Non c'è analista politico che non sia pronto a sostenere, con dovizia d'argomenti e abbondanza di esempi, che la politica ha le sue rigorose leggi, ignorare o trasgredire le quali è sempre esiziale. Gli stessi dotti, tuttavia, non esiteranno a riconoscere, alla faccia della contraddizione implicita, che in politica la fortuna ha tutto il suo peso e che i rari politici baciati dalla sorte hanno una marcia in più che sfugge a ogni legge: vengono innalzati anche al di là dei loro meriti, godono di una rendita di posizione dovuta alle circostanze oltre che alle loro eventuali doti, quando capitombolano cadono in piedi.

L'esempio più universalmente citato è quello di Romano Prodi, a proposito del quale i compagni di scuola ricordano l'abitudine di toccargli i capelli prima delle interrogazioni per ingraziarsi il fato. Stando ai sondaggi il M5S di Giuseppe Conte è la forza politica che più cresce in campagna elettorale e che promette di affermarsi come terzo partito italiano dopo FdI e Pd. Nonostante una campagna mediatica schiacciante che da mesi lo dipinge come il reprobo traditore e infido che ha provocato la caduta del Migliore, l'instabilità che minaccia il Paese e i suoi abitanti, la prevedibile vittoria della destra. Se le cose andranno davvero così per Conte si tratterà non di una semplice vittoria ma di un trionfo e alla fortuna, per l'ennesima volta nella folgorante carriera politica dell'avvocato, bisognerà attribuirne almeno buona parte del merito.

Le quotazioni del M5S appena due mesi fa scendevano a precipizio. L'appoggio a un governo Draghi che non teneva in alcun conto le richieste di quello che era all'epoca il primo partito della maggioranza e un'alleanza sempre più ancillare e subordinata con il Pd ne stavano erodendo i consensi con la velocità di un roditore gigante. Conte però sembrava avere le mani legate dalla legge elettorale e dalla potenza dell'armata mediatica. Provare a tirarsi fuori da un percorso che lo condannava all'irrilevanza avrebbe infatti significato dover affrontare da solo la prova dei collegi e subìre il classico massacro mediatico che in questi casi puntualmente scatta. Il Pd era convinto che Conte non avrebbe osato e in effetti Conte tutto voleva tranne che arrivare a una rottura irrecuperabile, nonostante i duri spingessero in quella direzione.

Nei calcoli dell'ex premier, la decisione di astenersi dal voto era una mossa di mediazione, anche perché scelte del genere erano sinora sempre state interpretate così. Dopo l'esplosione sarebbe stato più che disposto a ricucire un'alleanza, anche solo elettorale e in funzione anti destra con Letta. Il suo tentativo era quello di divincolarsi, recuperare una parte dei consensi la cui emorragia era appena stata certificata dalle amministrative, ma senza arrivare alla rottura totale.

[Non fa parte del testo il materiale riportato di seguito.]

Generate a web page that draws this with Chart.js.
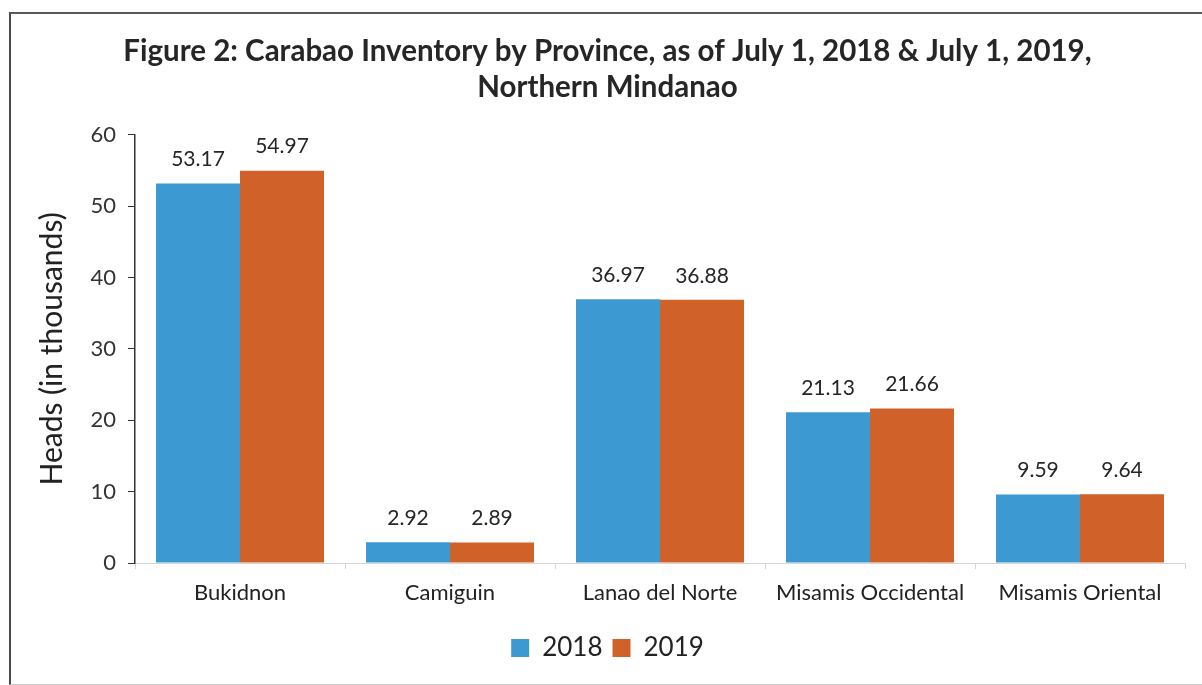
<!DOCTYPE html>
<html>
<head>
<meta charset="utf-8">
<script src="https://cdn.jsdelivr.net/npm/chart.js@4/dist/chart.umd.min.js"></script>
<style>
  html, body { margin: 0; padding: 0; background: #fff; }
  #wrap { position: relative; width: 1202px; height: 685px; overflow: hidden; }
  #chart { position: absolute; left: 0; top: 0; }
  #frame {
    position: absolute; left: 9px; top: 12px; width: 1200px; height: 670px;
    border-left: 2px solid #4a4a4a; border-top: 2px solid #5a5a5a;
    border-bottom: 1px solid #c8c8c8; pointer-events: none;
  }
</style>
</head>
<body>
<div id="wrap">
  <canvas id="chart" width="1202" height="685"></canvas>
  <div id="frame"></div>
</div>
<script>
// Carabao inventory (thousand heads) per province
const provinces = ['Bukidnon', 'Camiguin', 'Lanao del Norte', 'Misamis Occidental', 'Misamis Oriental'];
const heads2018 = [53.17, 2.92, 36.97, 21.13, 9.59];
const heads2019 = [54.97, 2.89, 36.88, 21.66, 9.64];
const seriesNames = ['2018', '2019'];
const yTicks = [0, 10, 20, 30, 40, 50, 60];

const FONT = 'Lato, "Open Sans", sans-serif';

// Writes each bar's value just above it
const valueLabels = {
  id: 'valueLabels',
  afterDatasetsDraw(chart) {
    const ctx = chart.ctx;
    ctx.save();
    ctx.font = '21px ' + FONT;
    ctx.fillStyle = '#262626';
    ctx.textAlign = 'center';
    ctx.textBaseline = 'middle';
    chart.data.datasets.forEach((ds, i) => {
      chart.getDatasetMeta(i).data.forEach((bar, j) => {
        ctx.fillText(ds.data[j].toFixed(2), bar.x, bar.y - 24);
      });
    });
    ctx.restore();
  }
};

new Chart(document.getElementById('chart'), {
  type: 'bar',
  data: {
    labels: provinces,
    datasets: [
      { label: seriesNames[0], data: heads2018, backgroundColor: '#3d99d2' },
      { label: seriesNames[1], data: heads2019, backgroundColor: '#cf6129' }
    ]
  },
  options: {
    responsive: false,
    animation: false,
    devicePixelRatio: 1,
    layout: { padding: { left: 30, right: 17, top: 0, bottom: 14 } },
    datasets: { bar: { categoryPercentage: 0.8, barPercentage: 1.0 } },
    plugins: {
      title: {
        display: true,
        text: ['Figure 2: Carabao Inventory by Province, as of July 1, 2018 & July 1, 2019,', 'Northern Mindanao'],
        font: { family: FONT, size: 29.5, weight: 'bold', lineHeight: 1.2 },
        color: '#262626',
        padding: { top: 34, bottom: 30 }
      },
      legend: {
        position: 'bottom',
        labels: {
          font: { family: FONT, size: 26 },
          color: '#222',
          boxWidth: 18,
          boxHeight: 18,
          padding: 10
        }
      },
      tooltip: { enabled: false }
    },
    scales: {
      x: {
        afterFit(scale) { scale.height = 62; },
        grid: { display: true, drawOnChartArea: false, drawTicks: true, tickLength: 6, color: '#d6d6d6' },
        border: { color: '#d6d6d6', width: 1 },
        ticks: { font: { family: FONT, size: 22 }, color: '#222', padding: 11, maxRotation: 0 }
      },
      y: {
        min: 0,
        max: 60,
        afterFit(scale) { scale.width = 105; },
        afterBuildTicks(scale) { scale.ticks = yTicks.map(v => ({ value: v })); },
        grid: { display: true, drawOnChartArea: false, drawTicks: true, tickLength: 7, color: '#333' },
        border: { color: '#333', width: 1.5 },
        ticks: { font: { family: FONT, size: 22 }, color: '#333', padding: 12 },
        title: {
          display: true,
          text: 'Heads (in thousands)',
          font: { family: FONT, size: 30 },
          color: '#222',
          padding: { top: 4, bottom: 0 }
        }
      }
    }
  },
  plugins: [valueLabels]
});
</script>
</body>
</html>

Oggi, con i sondaggi squadernati davanti, è facile affermare che per Conte e per il Movimento affrontare le urne senza le ipoteche del sostegno totale e sottomesso al governo e dell'alleanza con il Pd era l'unica chance di sopravvivenza. Sul momento le cose erano molto meno chiare. Il Pd riteneva che rompere fosse al contrario un suicidio, e proprio per questo forzava tanto, e il leader dei 5S temeva fortemente che il Pd avesse ragione. Se si trova oggi in postazione che gli permetterà forse non solo di salvarsi ma anche di uscire vincente dalle urne è perché le circostanze e gli errori del Pd lo hanno collocato, controvoglia, in quella postazione. Questione di fortuna più che di calcolo strategico.

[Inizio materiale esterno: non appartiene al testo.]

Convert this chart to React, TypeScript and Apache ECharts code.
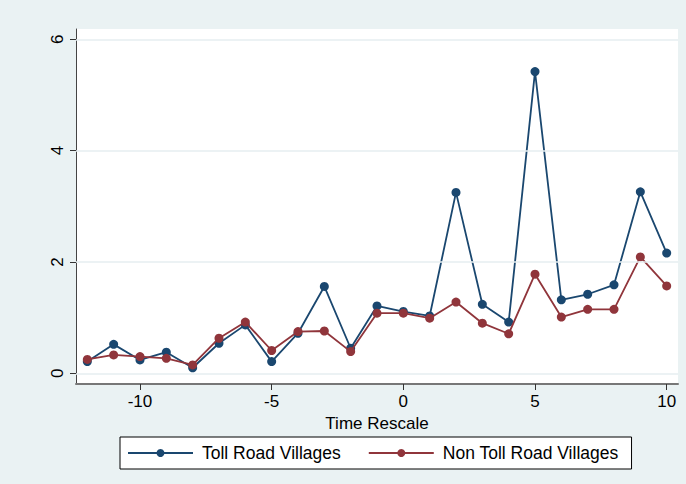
import React, { useEffect, useRef } from "react";
import * as echarts from "echarts";

const timeRescale = [-12, -11, -10, -9, -8, -7, -6, -5, -4, -3, -2, -1, 0, 1, 2, 3, 4, 5, 6, 7, 8, 9, 10];
const tollRoad = [0.21, 0.52, 0.24, 0.38, 0.10, 0.54, 0.87, 0.21, 0.72, 1.56, 0.45, 1.21, 1.11, 1.03, 3.25, 1.24, 0.92, 5.42, 1.32, 1.42, 1.59, 3.26, 2.16];
const nonTollRoad = [0.25, 0.33, 0.30, 0.27, 0.15, 0.63, 0.92, 0.41, 0.75, 0.76, 0.39, 1.08, 1.08, 0.99, 1.28, 0.90, 0.71, 1.78, 1.01, 1.15, 1.15, 2.09, 1.57];
const xTicks = [-10, -5, 0, 5, 10];
const yTicks = [0, 2, 4, 6];
const seriesNames = ["Toll Road Villages", "Non Toll Road Villages"];

const FONT = '"Liberation Sans", Arial, sans-serif';

export default function App() {
  const ref = useRef<HTMLDivElement>(null);
  useEffect(() => {
    if (!ref.current) return;
    const chart = echarts.init(ref.current, null, { renderer: "svg" });
    const pair = (ys: number[]) => timeRescale.map((x, i) => [x, ys[i]]);
    chart.setOption({
      animation: false,
      backgroundColor: "#EAF2F3",
      textStyle: { fontFamily: FONT },
      grid: {
        left: 76,
        right: 8,
        top: 29,
        bottom: 100,
        show: true,
        backgroundColor: "#FFFFFF",
        borderWidth: 0,
      },
      legend: {
        left: 120,
        top: 437,
        backgroundColor: "#FFFFFF",
        borderColor: "#000000",
        borderWidth: 1,
        borderRadius: 0,
        padding: [7, 13, 7, 7],
        itemGap: 27,
        itemWidth: 65,
        itemHeight: 10,
        textStyle: { fontSize: 17.5, color: "#000000", fontFamily: FONT, padding: [0, 0, 0, 4] },
        data: seriesNames,
      },
      xAxis: {
        type: "value",
        min: -12.43,
        max: 10.43,
        name: "Time Rescale",
        nameLocation: "middle",
        nameGap: 25,
        nameTextStyle: { fontSize: 17, color: "#000000", fontFamily: FONT },
        axisLine: { show: true, onZero: false, lineStyle: { color: "#777777", width: 2 } },
        axisTick: { show: true, length: 6, customValues: xTicks, lineStyle: { color: "#333333" } },
        axisLabel: { customValues: xTicks, margin: 9, fontSize: 17, color: "#000000", fontFamily: FONT },
        splitLine: { show: false },
      },
      yAxis: {
        type: "value",
        min: -0.192,
        max: 6.185,
        axisLine: { show: true, onZero: false, lineStyle: { color: "#444444", width: 1 } },
        axisTick: { show: true, length: 6, customValues: yTicks, lineStyle: { color: "#333333" } },
        axisLabel: { customValues: yTicks, rotate: 90, margin: 10, fontSize: 17, color: "#000000", fontFamily: FONT },
        splitLine: { show: false },
      },
      series: [
        {
          type: "line",
          name: "grid",
          data: [],
          z: 1,
          silent: true,
          markLine: {
            silent: true,
            symbol: ["none", "none"],
            label: { show: false },
            lineStyle: { color: "#E6EEF0", width: 1.5, type: "solid" },
            data: yTicks.map((v) => ({ yAxis: v })),
          },
        },
        {
          type: "line",
          name: seriesNames[0],
          data: pair(tollRoad),
          symbol: "circle",
          symbolSize: 9,
          z: 3,
          lineStyle: { color: "#1A476F", width: 1.8 },
          itemStyle: { color: "#1A476F" },
        },
        {
          type: "line",
          name: seriesNames[1],
          data: pair(nonTollRoad),
          symbol: "circle",
          symbolSize: 9,
          z: 4,
          lineStyle: { color: "#90353B", width: 1.8 },
          itemStyle: { color: "#90353B" },
        },
      ],
    });
    return () => chart.dispose();
  }, []);
  return (
    <div
      ref={ref}
      style={{ position: "fixed", left: 0, top: 0, width: 686, height: 484 }}
    />
  );
}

Che l' “avvocato del popolo” sia fortunato, del resto, era già evidente. Si è trovato premier contro ogni attesa e previsione per un gioco di circostanze. È rimasto a palazzo Chigi, alla guida di un'alleanza opposta alla prima e contro ogni logica, grazie a un gioco di equilibri politici che prescindeva dalla sua persona e dal suo operato. Ha conquistato una popolarità immensa e non ancora dissipata grazie a una pandemia imprevedibile.

Non significa che Conte non ci metta del suo. Vanta una capacità di bucare lo schermo invidiabile e superiore a quella di quasi tutti i competitor. È certamente astuto anche se spesso non assistito dall'audacia. Ma di certo anche al fattore misterioso e incontrollabile che tanto aiutava Romano Prodi Giuseppe Conte deve parecchio.